Use numpy.array, rather than Python list, with NumPy functions
NumPy functions are designed to work with NumPy classes (e.g. numpy.array), whilst many work with core Python classes (e.g. list) this normally incurs an additional cost of NumPy first converting the argument to the corresponding NumPy type.
If you are passing long list this cost is higher, and if you’re performing it repeatedly you’re incurring that redundant conversion multiple times.
Example Code
The below example sees an identical list and numpy. array constructed of 1 million length.
numpy.random.choice() is then called to select a random element 100 times.
import timeit
# Common untimed setup
setup = f"""
N = 1000000
import numpy as np
ls = list(range(1000000))
ar = np.arange(N)
"""
# List version
ls_t = timeit.timeit('np.random.choice(ls)', number=100, setup=setup)
# NumPy array version
ar_t = timeit.timeit('np.random.choice(ar)', number=100, setup=setup)
print("np.random.choice(list): %.4fms"%(ls_t))
print("np.random.choice(np.array): %.4fms"%(ar_t))
Passing a numpy.array was over 4000x faster!
np.random.choice(list): 4.3459ms
np.random.choice(np.array): 0.0010ms
So where possible, use a numpy.array, even if that means temporarily converting the list yourself before making repeated calls to NumPy functions.
The Technical Detail
When this issue was first identified, it was shown that numpy.random.choice() always calls np.array(..., copy=False) when passed a list (source link).
We can benchmark that too
import timeit
# Common untimed setup
setup = f"""
N = 1000000
import numpy as np
ls = list(range(1000000))
"""
# List time
ls_t = timeit.timeit('np.random.choice(ls)', number=100, setup=setup)
# List copy time
lc_t = timeit.timeit('np.array(ls, copy=False)', number=100, setup=setup)

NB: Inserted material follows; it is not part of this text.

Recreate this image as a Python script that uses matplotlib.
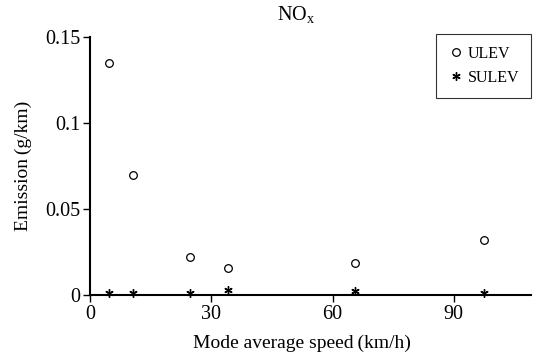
import numpy as np
import matplotlib
matplotlib.use('Agg')
import matplotlib.pyplot as plt

plt.rcParams['font.family'] = ['Liberation Serif', 'DejaVu Serif']
plt.rcParams['mathtext.fontset'] = 'custom'
plt.rcParams['mathtext.rm'] = 'Liberation Serif'

speed = [4.7, 10.7, 24.8, 34.2, 65.5, 97.5]
ulev = [0.135, 0.070, 0.022, 0.0157, 0.0186, 0.032]
sulev = [0.001, 0.001, 0.001, 0.003, 0.0025, 0.001]
xticks = [0, 30, 60, 90]
yticks = [0, 0.05, 0.1, 0.15]
yticklabels = ['0', '0.05', '0.1', '0.15']

fig = plt.figure(figsize=(5.37, 3.59), dpi=100)
ax = fig.add_axes([0.168, 0.178, 0.82, 0.719])

ax.plot(speed, ulev, 'o', mfc='none', mec='black', ms=5.5, mew=0.9, label='ULEV', clip_on=False)
ax.plot(speed, sulev, ls='none', marker=(6, 2, 0), color='black', ms=6, mew=1.0, label='SULEV', clip_on=False)

ax.set_xlim(0, 109)
ax.set_ylim(0, 0.15)
ax.set_xticks(xticks)
ax.set_yticks(yticks)
ax.set_yticklabels(yticklabels)
ax.spines['top'].set_visible(False)
ax.spines['right'].set_visible(False)
ax.spines['left'].set_linewidth(1.5)
ax.spines['bottom'].set_linewidth(1.5)
ax.tick_params(labelsize=14.5, width=1, length=5, pad=2)

ax.set_xlabel('Mode average speed\u2009(km/h)', fontsize=14)
ax.xaxis.set_label_coords(0.48, -0.155)
ax.set_ylabel('Emission\u2009(g/km)', fontsize=14)
ax.yaxis.set_label_coords(-0.132, 0.5)
fig.text(0.551, 0.958, r'NO$_\mathrm{x}$', fontsize=14.5, ha='center', va='center')

leg = ax.legend(loc='upper right', bbox_to_anchor=(0.989, 0.905), bbox_transform=fig.transFigure,
                fontsize=11.5, frameon=True, fancybox=False, edgecolor='black', borderaxespad=0,
                handletextpad=0.25, borderpad=0.75, handlelength=1.0, labelspacing=0.5)
leg.get_frame().set_linewidth(0.8)

plt.savefig('out.png', dpi=100)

print("np.random.choice(list): %.2fms"%(ls_t))
print("np.array(list, copy=False): %.2fms"%(lc_t))
Which shows that 99% of the runtime is the copy.
np.random.choice(list): 4.37ms
np.array(list, copy=False): 4.32ms
NumPy developers confirmed in the bug report that this performance issue is more widespread, and not something they intend to resolve.
For the example used in this guide, generating a random integer to select the element (e.g. numpy.random.randint(len(ls))) would be even faster yet. This is regardless of whether a list or numpy.array is used, as it avoids some additional branching due to the complex configuration numpy.random.choice() permits.